→ RECORDS FOR THIS TASK:
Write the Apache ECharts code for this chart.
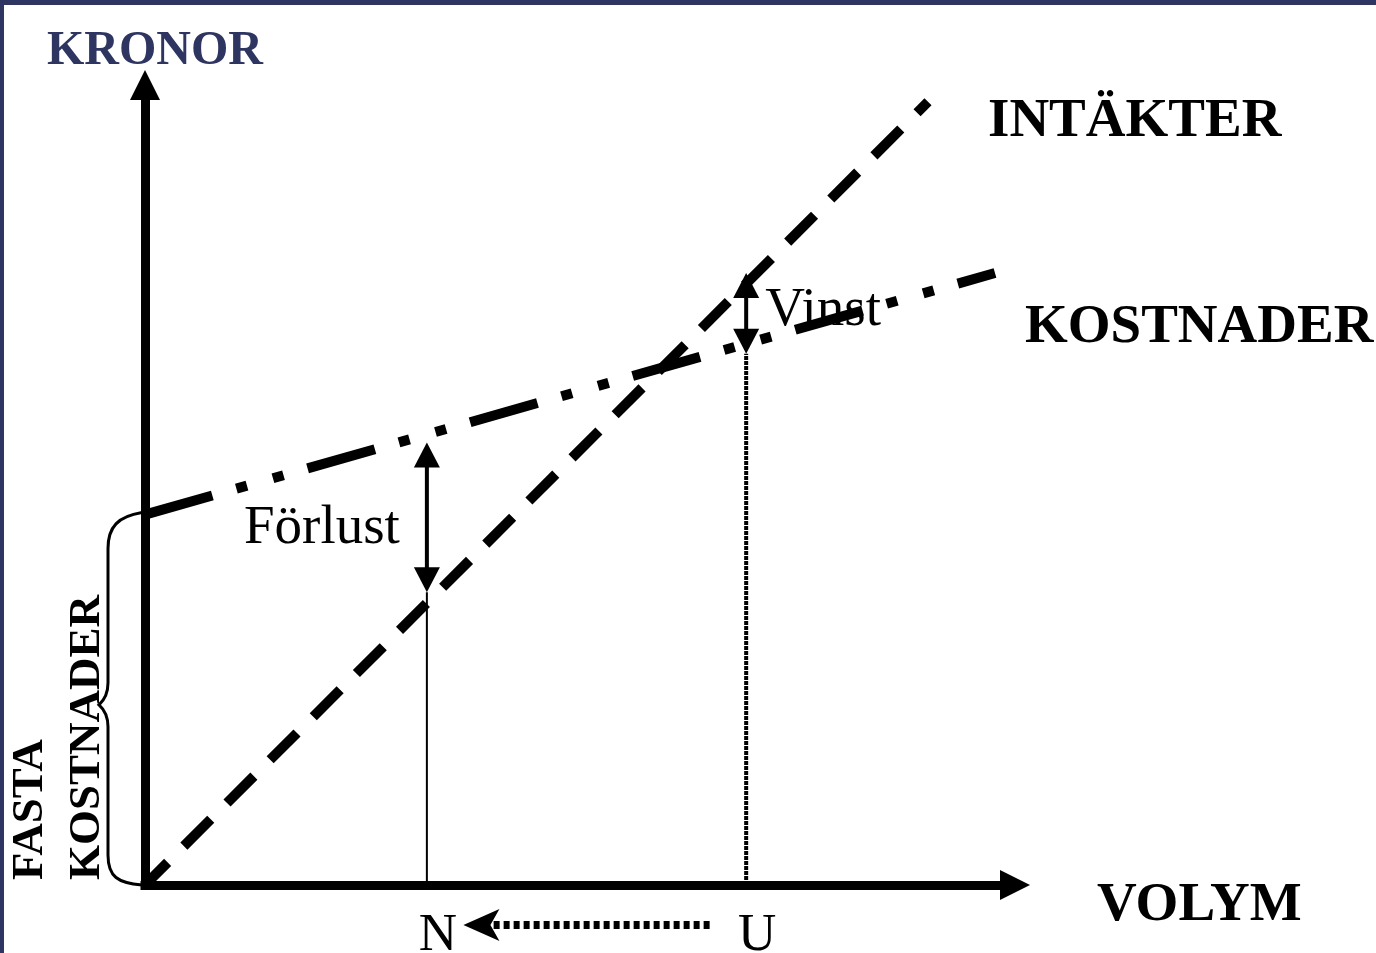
<!DOCTYPE html>
<html>
<head>
<meta charset="utf-8">
<title>Kronor / Volym</title>
<script src="https://cdn.jsdelivr.net/npm/echarts@6/dist/echarts.min.js"></script>
<style>
	html, body { margin: 0; padding: 0; background: #fff; }
	#chart { width: 1376px; height: 953px; box-shadow: inset 4px 5px 0 #2e3560; }
</style>
</head>
<body>
<div id="chart"></div>
<script>
	// axelenheter: volym 0..100, kronor 0..100
	const tickValues = [32.4, 69.1]          // N, U
	const tickLabels = ['N', 'U']
	const revenue = [[0, 0], [90, 97.9]]     // INTÄKTER
	const costs = [[0, 46.3], [97.7, 76.5]]  // KOSTNADER
	const lossArrow = [[32.4, 55.3, 36.6]]   // x, topp, botten
	const gainArrow = [[69.1, 76.5, 66.4]]
	const fixedBrace = [[0, 0, 46.3]]        // x, från, till
	const shiftArrow = [[64.9, 36.6, -5]]    // från, till, nivå
	const lineNames = ['INTÄKTER', 'KOSTNADER']

	const serif = '"Liberation Serif", "Times New Roman", serif'

	// lodräta hjälplinjer vid N och U
	const nLine = [[tickValues[0], 0], [lossArrow[0][0], lossArrow[0][2]]]
	const uLine = [[tickValues[1], 0], [gainArrow[0][0], gainArrow[0][2]]]

	function doubleArrow(label, dx, dy, align) {
		return function (params, api) {
			const top = api.coord([api.value(0), api.value(1)])
			const bot = api.coord([api.value(0), api.value(2)])
			const x = top[0]
			const hw = 13, hh = 25
			return {
				type: 'group',
				children: [
					{type: 'line', shape: {x1: x, y1: top[1] + hh - 2, x2: x, y2: bot[1] - hh + 2},
						style: {stroke: '#000', lineWidth: 4}},
					{type: 'polygon', shape: {points: [[x, top[1]], [x + hw, top[1] + hh], [x - hw, top[1] + hh]]},
						style: {fill: '#000'}},
					{type: 'polygon', shape: {points: [[x, bot[1]], [x + hw, bot[1] - hh], [x - hw, bot[1] - hh]]},
						style: {fill: '#000'}},
					{type: 'text', x: x + dx, y: (top[1] + bot[1]) / 2 + dy,
						style: {text: label, fontFamily: serif, fontSize: 55, fill: '#000', align: align, verticalAlign: 'middle'}}
				]
			}
		}
	}

	const nameOffsets = [[60, 20], [30, 55]]

	const chart = echarts.init(document.getElementById('chart'))
	chart.setOption({
		animation: false,
		grid: {left: 145, right: 361, top: 85, bottom: 68, outerBoundsMode: 'none'},
		xAxis: {
			type: 'value', min: 0, max: 100,
			name: 'VOLYM', nameLocation: 'end', nameGap: 82, nameMoveOverlap: false,
			nameTextStyle: {fontFamily: serif, fontWeight: 'bold', fontSize: 55, color: '#000',
				verticalAlign: 'top', lineHeight: 42},
			axisLine: {show: true, onZero: true, symbol: ['none', 'triangle'], symbolSize: [30, 30],
				lineStyle: {color: '#000', width: 9, cap: 'square'}},
			axisTick: {show: false},
			splitLine: {show: false},
			axisLabel: {
				customValues: tickValues,
				formatter: function (v) {
					const i = tickValues.findIndex(t => Math.abs(t - v) < 1e-6)
					return i < 0 ? '' : tickLabels[i]
				},
				fontFamily: serif, fontSize: 53, color: '#000', margin: 25, padding: [0, 0, 0, 22]
			}
		},
		yAxis: {
			type: 'value', min: 0, max: 100,
			name: 'KRONOR', nameLocation: 'end', nameGap: 9, nameMoveOverlap: false,
			nameTextStyle: {fontFamily: serif, fontWeight: 'bold', fontSize: 48, color: '#2e3560', padding: [0, 0, 0, 20]},
			axisLine: {show: true, onZero: true, symbol: ['none', 'triangle'], symbolSize: [30, 30],
				lineStyle: {color: '#000', width: 9, cap: 'square'}},
			axisTick: {show: false},
			axisLabel: {show: false},
			splitLine: {show: false}
		},
		series: [
			{
				name: 'fasta kostnader',
				type: 'custom',
				silent: true,
				data: fixedBrace,
				renderItem: function (params, api) {
					const b = api.coord([api.value(0), api.value(1)])
					const t = api.coord([api.value(0), api.value(2)])
					const x0 = b[0] - 3, xi = b[0] - 37, xt = b[0] - 46
					const m = (b[1] + t[1]) / 2 + 5
					const d = ['M', x0, t[1] - 2, 'C', x0 - 24, t[1] + 2, xi, t[1] + 12, xi, t[1] + 34,
						'L', xi, m - 22, 'Q', xi, m - 8, xt, m, 'Q', xi, m + 8, xi, m + 22,
						'L', xi, b[1] - 30, 'C', xi, b[1] - 8, x0 - 24, b[1] - 2, x0, b[1]].join(' ')
					return {
						type: 'group',
						children: [
							{type: 'text', x: b[0] - 115, y: b[1] - 5, rotation: Math.PI / 2,
								style: {text: 'FASTA', fontFamily: serif, fontWeight: 'bold', fontSize: 45, fill: '#000', align: 'left', verticalAlign: 'middle'}},
							{type: 'text', x: b[0] - 58, y: b[1] - 5, rotation: Math.PI / 2,
								style: {text: 'KOSTNADER', fontFamily: serif, fontWeight: 'bold', fontSize: 45, fill: '#000', align: 'left', verticalAlign: 'middle'}},
							{type: 'path', shape: {pathData: d}, style: {fill: 'none', stroke: '#000', lineWidth: 3}}
						]
					}
				}
			},
			{
				name: 'N', type: 'line', silent: true, symbol: 'none', data: nLine,
				lineStyle: {color: '#000', width: 2}
			},
			{
				name: 'U', type: 'line', silent: true, symbol: 'none', data: uLine,
				lineStyle: {color: '#000', width: 4, type: [4, 1]}
			},
			{
				name: 'Förlust', type: 'custom', silent: true, data: lossArrow,
				renderItem: doubleArrow('Förlust', -27, 11, 'right')
			},
			{
				name: 'Vinst', type: 'custom', silent: true, data: gainArrow,
				renderItem: doubleArrow('Vinst', 19, -3, 'left')
			},
			{
				name: 'U till N', type: 'custom', silent: true, data: shiftArrow,
				renderItem: function (params, api) {
					const from = api.coord([api.value(0), api.value(2)])
					const to = api.coord([api.value(1), api.value(2)])
					const tx = to[0], ty = to[1]
					return {
						type: 'group',
						children: [
							{type: 'line', shape: {x1: from[0], y1: from[1], x2: tx + 28, y2: ty},
								style: {stroke: '#000', lineWidth: 8, lineDash: [6, 4]}},
							{type: 'polygon', shape: {points: [[tx, ty], [tx + 36, ty - 16], [tx + 27, ty], [tx + 36, ty + 16]]},
								style: {fill: '#000'}}
						]
					}
				}
			},
			{
				name: 'namn', type: 'custom', silent: true,
				data: [revenue[revenue.length - 1], costs[costs.length - 1]],
				renderItem: function (params, api) {
					const p = api.coord([api.value(0), api.value(1)])
					const off = nameOffsets[params.dataIndex]
					return {
						type: 'text', x: p[0] + off[0], y: p[1] + off[1],
						style: {text: lineNames[params.dataIndex], fontFamily: serif, fontWeight: 'bold', fontSize: 55,
							fill: '#000', align: 'left', verticalAlign: 'middle'}
					}
				}
			},
			{
				name: 'INTÄKTER', type: 'line', silent: true, symbol: 'none', data: revenue,
				lineStyle: {color: '#000', width: 10, type: [38, 23], dashOffset: 6}
			},
			{
				name: 'KOSTNADER', type: 'line', silent: true, symbol: 'none', data: costs,
				lineStyle: {color: '#000', width: 10, type: [70, 25, 11, 27, 11, 25]}
			}
		]
	})
</script>
</body>
</html>
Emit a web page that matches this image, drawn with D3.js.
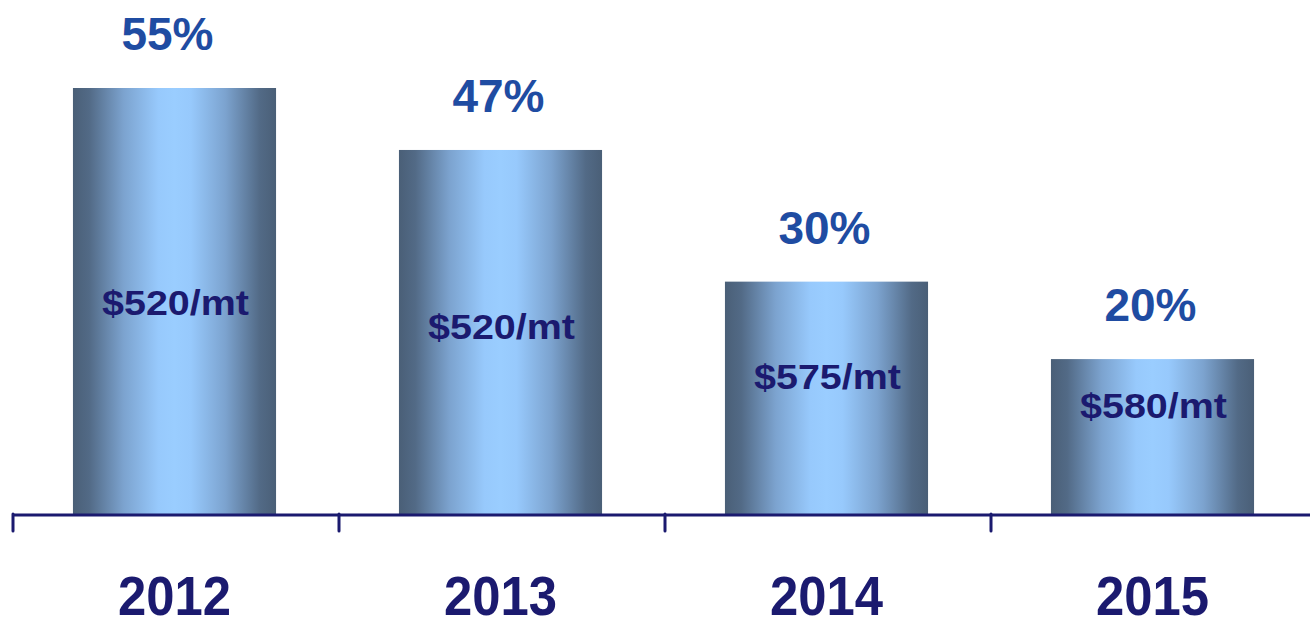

→ DIRECTIONS FOR THIS TASK:
Leave out the pictures and give the rest of the records again exactly.

→ EXERCISE RESULT:
Write the Apache ECharts code for this chart.
<!DOCTYPE html>
<html>
<head>
<meta charset="utf-8">
<title>Kronor / Volym</title>
<script src="https://cdn.jsdelivr.net/npm/echarts@6/dist/echarts.min.js"></script>
<style>
	html, body { margin: 0; padding: 0; background: #fff; }
	#chart { width: 1376px; height: 953px; box-shadow: inset 4px 5px 0 #2e3560; }
</style>
</head>
<body>
<div id="chart"></div>
<script>
	// axelenheter: volym 0..100, kronor 0..100
	const tickValues = [32.4, 69.1]          // N, U
	const tickLabels = ['N', 'U']
	const revenue = [[0, 0], [90, 97.9]]     // INTÄKTER
	const costs = [[0, 46.3], [97.7, 76.5]]  // KOSTNADER
	const lossArrow = [[32.4, 55.3, 36.6]]   // x, topp, botten
	const gainArrow = [[69.1, 76.5, 66.4]]
	const fixedBrace = [[0, 0, 46.3]]        // x, från, till
	const shiftArrow = [[64.9, 36.6, -5]]    // från, till, nivå
	const lineNames = ['INTÄKTER', 'KOSTNADER']

	const serif = '"Liberation Serif", "Times New Roman", serif'

	// lodräta hjälplinjer vid N och U
	const nLine = [[tickValues[0], 0], [lossArrow[0][0], lossArrow[0][2]]]
	const uLine = [[tickValues[1], 0], [gainArrow[0][0], gainArrow[0][2]]]

	function doubleArrow(label, dx, dy, align) {
		return function (params, api) {
			const top = api.coord([api.value(0), api.value(1)])
			const bot = api.coord([api.value(0), api.value(2)])
			const x = top[0]
			const hw = 13, hh = 25
			return {
				type: 'group',
				children: [
					{type: 'line', shape: {x1: x, y1: top[1] + hh - 2, x2: x, y2: bot[1] - hh + 2},
						style: {stroke: '#000', lineWidth: 4}},
					{type: 'polygon', shape: {points: [[x, top[1]], [x + hw, top[1] + hh], [x - hw, top[1] + hh]]},
						style: {fill: '#000'}},
					{type: 'polygon', shape: {points: [[x, bot[1]], [x + hw, bot[1] - hh], [x - hw, bot[1] - hh]]},
						style: {fill: '#000'}},
					{type: 'text', x: x + dx, y: (top[1] + bot[1]) / 2 + dy,
						style: {text: label, fontFamily: serif, fontSize: 55, fill: '#000', align: align, verticalAlign: 'middle'}}
				]
			}
		}
	}

	const nameOffsets = [[60, 20], [30, 55]]

	const chart = echarts.init(document.getElementById('chart'))
	chart.setOption({
		animation: false,
		grid: {left: 145, right: 361, top: 85, bottom: 68, outerBoundsMode: 'none'},
		xAxis: {
			type: 'value', min: 0, max: 100,
			name: 'VOLYM', nameLocation: 'end', nameGap: 82, nameMoveOverlap: false,
			nameTextStyle: {fontFamily: serif, fontWeight: 'bold', fontSize: 55, color: '#000',
				verticalAlign: 'top', lineHeight: 42},
			axisLine: {show: true, onZero: true, symbol: ['none', 'triangle'], symbolSize: [30, 30],
				lineStyle: {color: '#000', width: 9, cap: 'square'}},
			axisTick: {show: false},
			splitLine: {show: false},
			axisLabel: {
				customValues: tickValues,
				formatter: function (v) {
					const i = tickValues.findIndex(t => Math.abs(t - v) < 1e-6)
					return i < 0 ? '' : tickLabels[i]
				},
				fontFamily: serif, fontSize: 53, color: '#000', margin: 25, padding: [0, 0, 0, 22]
			}
		},
		yAxis: {
			type: 'value', min: 0, max: 100,
			name: 'KRONOR', nameLocation: 'end', nameGap: 9, nameMoveOverlap: false,
			nameTextStyle: {fontFamily: serif, fontWeight: 'bold', fontSize: 48, color: '#2e3560', padding: [0, 0, 0, 20]},
			axisLine: {show: true, onZero: true, symbol: ['none', 'triangle'], symbolSize: [30, 30],
				lineStyle: {color: '#000', width: 9, cap: 'square'}},
			axisTick: {show: false},
			axisLabel: {show: false},
			splitLine: {show: false}
		},
		series: [
			{
				name: 'fasta kostnader',
				type: 'custom',
				silent: true,
				data: fixedBrace,
				renderItem: function (params, api) {
					const b = api.coord([api.value(0), api.value(1)])
					const t = api.coord([api.value(0), api.value(2)])
					const x0 = b[0] - 3, xi = b[0] - 37, xt = b[0] - 46
					const m = (b[1] + t[1]) / 2 + 5
					const d = ['M', x0, t[1] - 2, 'C', x0 - 24, t[1] + 2, xi, t[1] + 12, xi, t[1] + 34,
						'L', xi, m - 22, 'Q', xi, m - 8, xt, m, 'Q', xi, m + 8, xi, m + 22,
						'L', xi, b[1] - 30, 'C', xi, b[1] - 8, x0 - 24, b[1] - 2, x0, b[1]].join(' ')
					return {
						type: 'group',
						children: [
							{type: 'text', x: b[0] - 115, y: b[1] - 5, rotation: Math.PI / 2,
								style: {text: 'FASTA', fontFamily: serif, fontWeight: 'bold', fontSize: 45, fill: '#000', align: 'left', verticalAlign: 'middle'}},
							{type: 'text', x: b[0] - 58, y: b[1] - 5, rotation: Math.PI / 2,
								style: {text: 'KOSTNADER', fontFamily: serif, fontWeight: 'bold', fontSize: 45, fill: '#000', align: 'left', verticalAlign: 'middle'}},
							{type: 'path', shape: {pathData: d}, style: {fill: 'none', stroke: '#000', lineWidth: 3}}
						]
					}
				}
			},
			{
				name: 'N', type: 'line', silent: true, symbol: 'none', data: nLine,
				lineStyle: {color: '#000', width: 2}
			},
			{
				name: 'U', type: 'line', silent: true, symbol: 'none', data: uLine,
				lineStyle: {color: '#000', width: 4, type: [4, 1]}
			},
			{
				name: 'Förlust', type: 'custom', silent: true, data: lossArrow,
				renderItem: doubleArrow('Förlust', -27, 11, 'right')
			},
			{
				name: 'Vinst', type: 'custom', silent: true, data: gainArrow,
				renderItem: doubleArrow('Vinst', 19, -3, 'left')
			},
			{
				name: 'U till N', type: 'custom', silent: true, data: shiftArrow,
				renderItem: function (params, api) {
					const from = api.coord([api.value(0), api.value(2)])
					const to = api.coord([api.value(1), api.value(2)])
					const tx = to[0], ty = to[1]
					return {
						type: 'group',
						children: [
							{type: 'line', shape: {x1: from[0], y1: from[1], x2: tx + 28, y2: ty},
								style: {stroke: '#000', lineWidth: 8, lineDash: [6, 4]}},
							{type: 'polygon', shape: {points: [[tx, ty], [tx + 36, ty - 16], [tx + 27, ty], [tx + 36, ty + 16]]},
								style: {fill: '#000'}}
						]
					}
				}
			},
			{
				name: 'namn', type: 'custom', silent: true,
				data: [revenue[revenue.length - 1], costs[costs.length - 1]],
				renderItem: function (params, api) {
					const p = api.coord([api.value(0), api.value(1)])
					const off = nameOffsets[params.dataIndex]
					return {
						type: 'text', x: p[0] + off[0], y: p[1] + off[1],
						style: {text: lineNames[params.dataIndex], fontFamily: serif, fontWeight: 'bold', fontSize: 55,
							fill: '#000', align: 'left', verticalAlign: 'middle'}
					}
				}
			},
			{
				name: 'INTÄKTER', type: 'line', silent: true, symbol: 'none', data: revenue,
				lineStyle: {color: '#000', width: 10, type: [38, 23], dashOffset: 6}
			},
			{
				name: 'KOSTNADER', type: 'line', silent: true, symbol: 'none', data: costs,
				lineStyle: {color: '#000', width: 10, type: [70, 25, 11, 27, 11, 25]}
			}
		]
	})
</script>
</body>
</html>
Emit a web page that matches this image, drawn with D3.js.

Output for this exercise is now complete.